As discussed in Sect. 3, Khasi speech recognition system using Kaldi and Nabu ASR toolkits in the ubuntu platform was developed. A comparison of results obtained with the proposed and the conventional methods is shown in Table 2. Using classical methods (monophone and triphone), the experimental outcome showed poor efficiency particularly with monophone model and this may be due to the existing insufficient variation of phones with respect to the left and the right context (Guglani and Mishra 2018). As seen from (Fig. 3) some improvement can be seen using context-dependent triphone model. In contrast to monophone model, this model can capture the varying articulation that a phone is subject to when it is realized to different surrounding phonetic contexts. However, the result obtained was not satisfactory. The reason might be due to the labeled used in the experiment where character sequence was used rather than word sequence. Re-scoring the existing methods with recurrent neural network based language model (RNNLM) also did not contribute much towards the enhancement of performances. Further observation for improvement in performances was made by incorporating hybrid HMM-DNN system with different hidden layer sizes in addition to RNNLM. Though much improvement was observed, the outcome of this method too was not satisfactory. Significant improvement was observed with the proposed methods, particularly with the CTC approach. The proposed methods outperformed the other models, this because, E2E models are trained as frame level classifier which means separate training target is used for every frame of the speech signal (Gelabert et al. 2017). Moreover, it was found that the experiment produced no further progress using the LAS method regardless of the parameter shift as oppose to HMM-DNN and CTC. This can be due to the presence of noise in our sampled data as stated in (Kim et al. 2017). Furthermore, it was observed that in term of computational time complexity, although E2E models took more time for training as compared to the other three models, yet decoding speed was more high. Table 3 shows one short selected recognized sentence evaluated from different models with respect to ground truth (GT).

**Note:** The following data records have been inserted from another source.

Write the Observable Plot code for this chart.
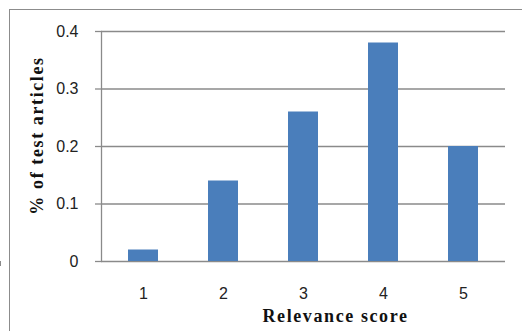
<!DOCTYPE html>
<html>
<head>
<meta charset="utf-8">
<script src="https://cdn.jsdelivr.net/npm/d3@7"></script>
<script src="https://cdn.jsdelivr.net/npm/@observablehq/plot@0.6"></script>
<style>
  html, body { margin: 0; padding: 0; background: #fff; }
  #wrap { position: relative; width: 522px; height: 331px; overflow: hidden; }
  #border { position: absolute; left: 9px; top: 9px; width: 700px; height: 500px;
            border-left: 1.5px solid #8c8c8c; border-top: 1.5px solid #8c8c8c; }
  #chart { position: absolute; left: 0; top: 0; }
</style>
</head>
<body>
<div id="wrap"><div id="border"></div><div id="chart"></div></div>
<script>
const scores = [1, 2, 3, 4, 5];
const shares = [0.02, 0.14, 0.26, 0.38, 0.20];
const yTicks = [0, 0.1, 0.2, 0.3, 0.4];
const yTickLabels = ["0", "0.1", "0.2", "0.3", "0.4"];
const xTitle = "Relevance score";
const yTitle = "% of test articles";

const data = scores.map((s, i) => ({score: s, share: shares[i]}));

// x-axis tick marks at band boundaries, derived from the band scale
function boundaryTicks(index, scales) {
  const x = scales.x, y = scales.y;
  const bw = x.bandwidth || 0;
  const step = x(scores[1]) - x(scores[0]);
  const g = d3.create("svg:g");
  const y0 = y(0);
  const edges = scores.map(s => x(s) + bw / 2 - step / 2);
  edges.push(edges[edges.length - 1] + step);
  for (const e of edges) {
    g.append("line").attr("x1", e).attr("x2", e).attr("y1", y0).attr("y2", y0 + 5)
      .attr("stroke", "#8a8a8a").attr("stroke-width", 1.3);
  }
  return g.node();
}

const serif = "'Liberation Serif', 'Times New Roman', serif";

const chart = Plot.plot({
  width: 522,
  height: 331,
  marginLeft: 101,
  marginRight: 17,
  marginTop: 31,
  marginBottom: 70,
  style: {fontFamily: "'Liberation Sans', Arial, sans-serif", fontSize: "16px", color: "#222", background: "transparent"},
  x: {type: "band", domain: scores, paddingInner: 0.62, paddingOuter: 0.31},
  y: {domain: [0, 0.4]},
  marks: [
    Plot.ruleY(yTicks, {stroke: "#8a8a8a", strokeWidth: 1.3, strokeOpacity: 1}),
    Plot.frame({anchor: "left", stroke: "#8a8a8a", strokeWidth: 1.3, strokeOpacity: 1}),
    Plot.barY(data, {x: "score", y: "share", fill: "#4a7ebb"}),
    Plot.axisY({ticks: yTicks, tickFormat: d => yTickLabels[yTicks.indexOf(d)], tickSize: 6, tickPadding: 17,
                stroke: "#8a8a8a", strokeOpacity: 1, strokeWidth: 1.3, fill: "#222", label: null, fontSize: 16}),
    Plot.axisX({tickSize: 0, tickPadding: 26, label: null, fill: "#222", fontSize: 16}),
    boundaryTicks,
    Plot.text([xTitle], {frameAnchor: "bottom", dx: 32, dy: 60, text: d => d,
      fontFamily: serif, fontWeight: "bold", fontSize: 18, fill: "#111"}),
    Plot.text([yTitle], {frameAnchor: "left", textAnchor: "middle", dx: -64, dy: -11, rotate: -90, text: d => d,
      fontFamily: serif, fontWeight: "bold", fontSize: 18, fill: "#111"})
  ]
});
chart.querySelectorAll("text").forEach(t => {
  if (t.textContent === xTitle) t.setAttribute("letter-spacing", "1.6");
  if (t.textContent === yTitle) t.setAttribute("letter-spacing", "1.6");
});
document.getElementById("chart").appendChild(chart);
</script>
</body>
</html>
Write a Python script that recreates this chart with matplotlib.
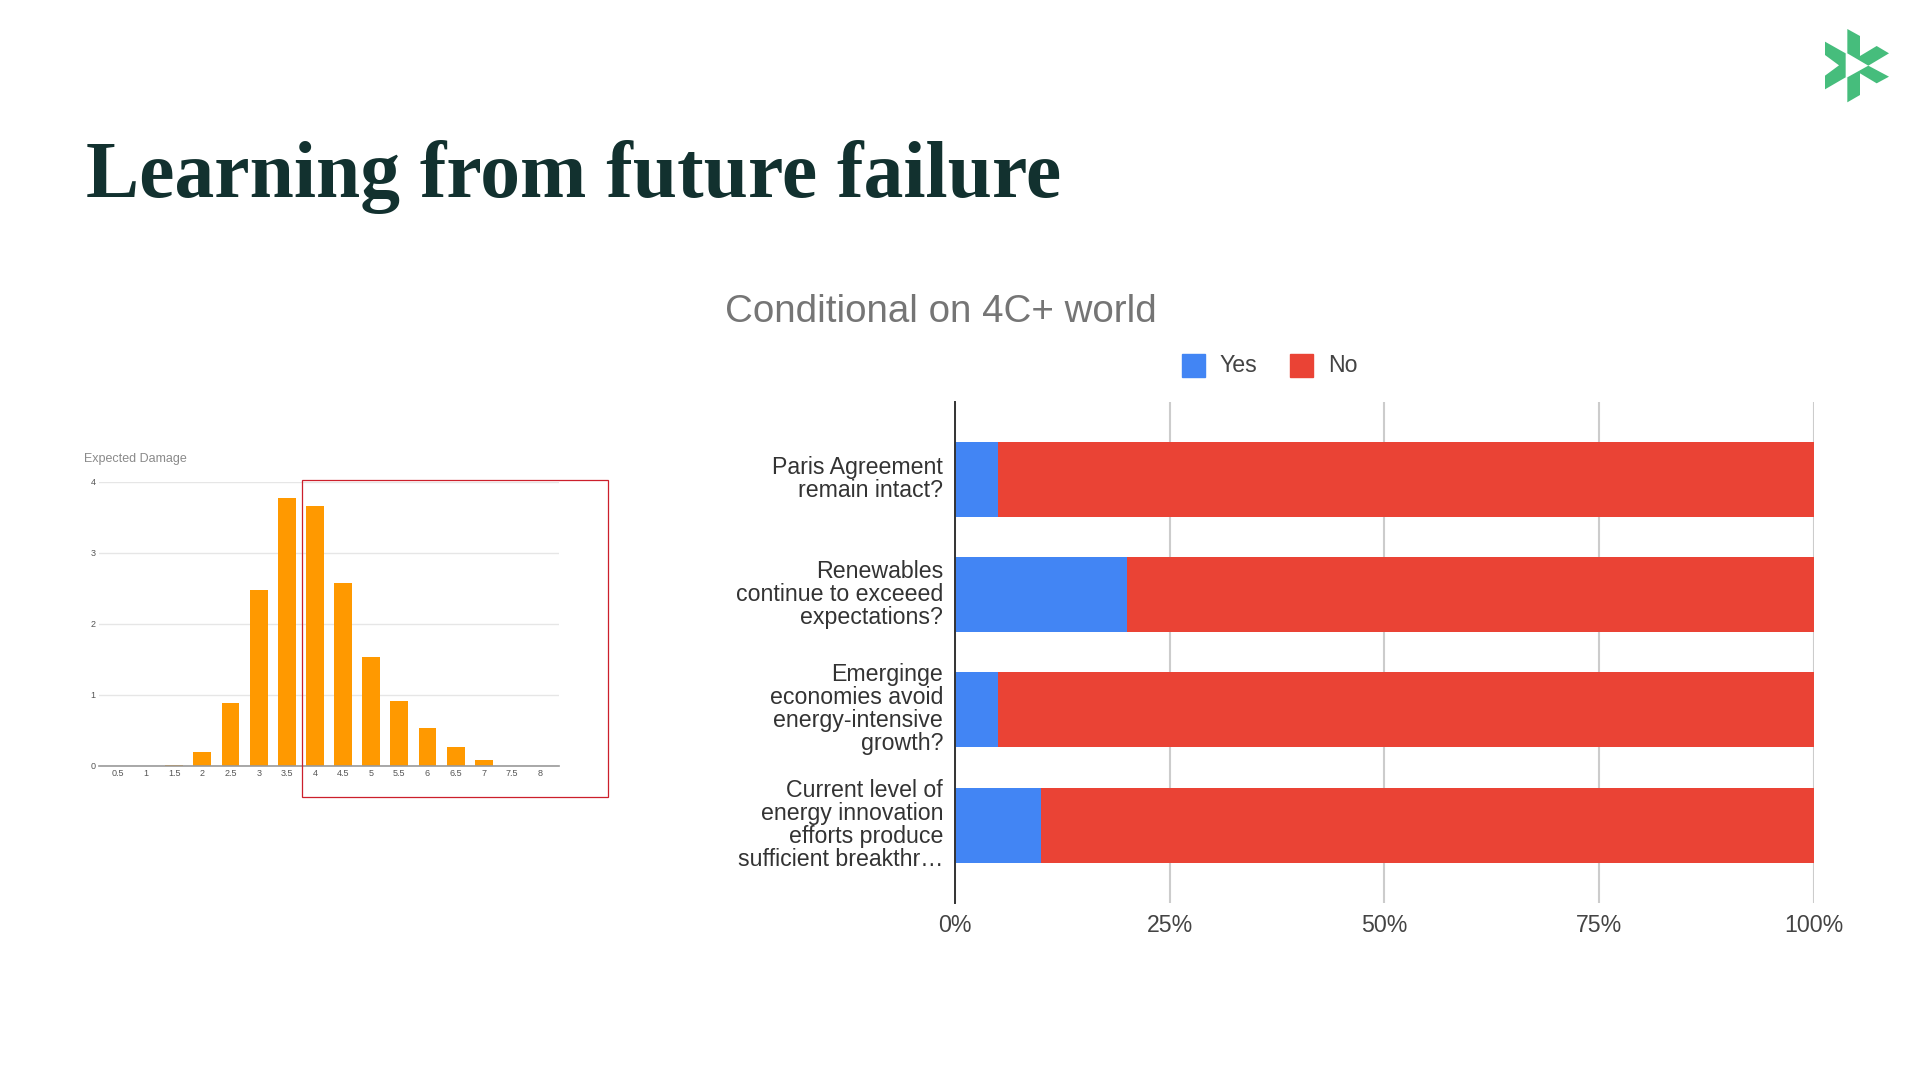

Table 2 Comparison of CER from different models
Table 3 Character sequence of a selected sentence evaluated from different models (* represent deleted characters)
Fig. 3
figure 3

Recognition accuracy obtained from different models

5 Conclusion

In this experiment, we explored E2E-based speech recognition system on standard Khasi dialect. Using classical methods, we observed that there is no much improvement even with the use of RNN-based language model. However, proposed methods show significant improvement in the recognition performance. From the experiment, it was found that there is computational time complexity while training the E2E models unlike DNN and the other two classical models. However, E2E models provided promising results particularly with CTC. Furthermore it was found that E2E models takes less decoding time as compared to the other models developed. As for future plan, we may explore other machine learning approaches with more speech data and incorporate language modeling.